Il problema dell’etichettatura sul benessere animale: “Tradisce la fiducia dei consumatori prima ancora di arrivare sul mercato”
Con un grande tweetstorm rivolto ai Ministeri delle Politiche Agricole e della Salute, una coalizione di organizzazioni ambientaliste, animaliste e dei consumatori, fra cui Animal Equality, CIWF Italia Onlus, Confconsumatori, Essere Animali, LAV, Legambiente, OIPA, LIPU e The Good Lobby, ha chiesto di rivedere gli standard per la nuova certificazione di benessere animale dei prodotti suinicoli italiani.
Se approvata, la certificazione volontaria garantirebbe priorità di accesso a fondi PAC e PNRR ma, senza le opportune modifiche, sarebbe l’ennesima misura a sostegno degli allevamenti intensivi, un raggiro per i cittadini e un furto per le aziende migliori.
Il Sistema di Qualità Nazionale Benessere Animale, portato avanti dai Ministeri delle Politiche Agricole e della Salute insieme con Accredia, e istituito con l’articolo 224 bis nel Decreto Rilancio, prevede la certificazione e l’etichettatura volontaria di prodotti di origine animale che rispettano standard superiori ai requisiti di legge.
La nuova certificazione, invece, prevederebbe di etichettare con il claim “benessere animale” anche prodotti provenienti da scrofe in gabbia e suini con la coda tagliata, pratica in violazione di quanto espresso nella direttiva europea di protezione dei suini.
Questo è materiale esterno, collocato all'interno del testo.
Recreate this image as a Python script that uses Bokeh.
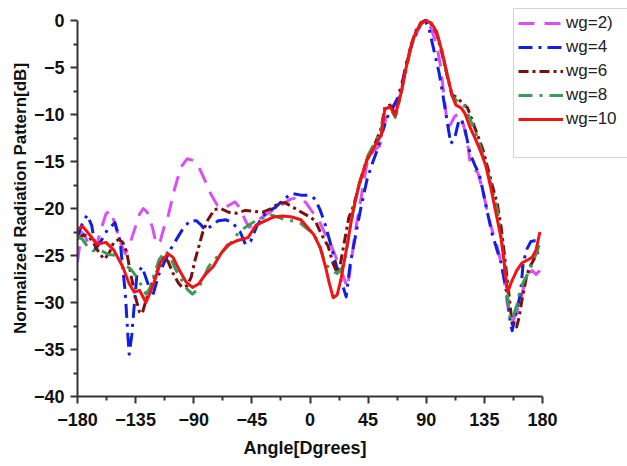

Questa certificazione garantirebbe inoltre priorità di accesso ai fondi PAC e PNRR, favorendo ancora una volta gli allevamenti a carattere intensivo, piuttosto che la transizione verso sistemi più sostenibili e realmente attenti al benessere animale.
Una scrofa confinata in gabbia e un suino di 170 kg che vive su una superficie di 1,1 mq non sono esempi di benessere animale, né di transizione verso una maggiore sostenibilità ambientale. Per questo le associazioni chiedono al ministro della Salute Speranza, che è responsabile per il benessere animale, e al ministro delle Politiche Agricole Patuanelli, responsabile della qualità del Made in Italy, di modificare lo schema di decreto attualmente esistente.
Gli allevamenti dove il taglio della coda costituisce la normale prassi operano fuori dalla legalità. Permettere che i prodotti suinicoli che provengono da queste realtà ricevano la certificazione di “benessere animale” rappresenta quindi un inganno nei confronti dei consumatori e un enorme danno alle aziende che stanno investendo per migliorare le condizioni di vita degli animali allevati.
Negli allevamenti di suini tante organizzazioni – tra cui Animal Equality – hanno riscontrato problematiche gravissime, ripetute e molto diffuse.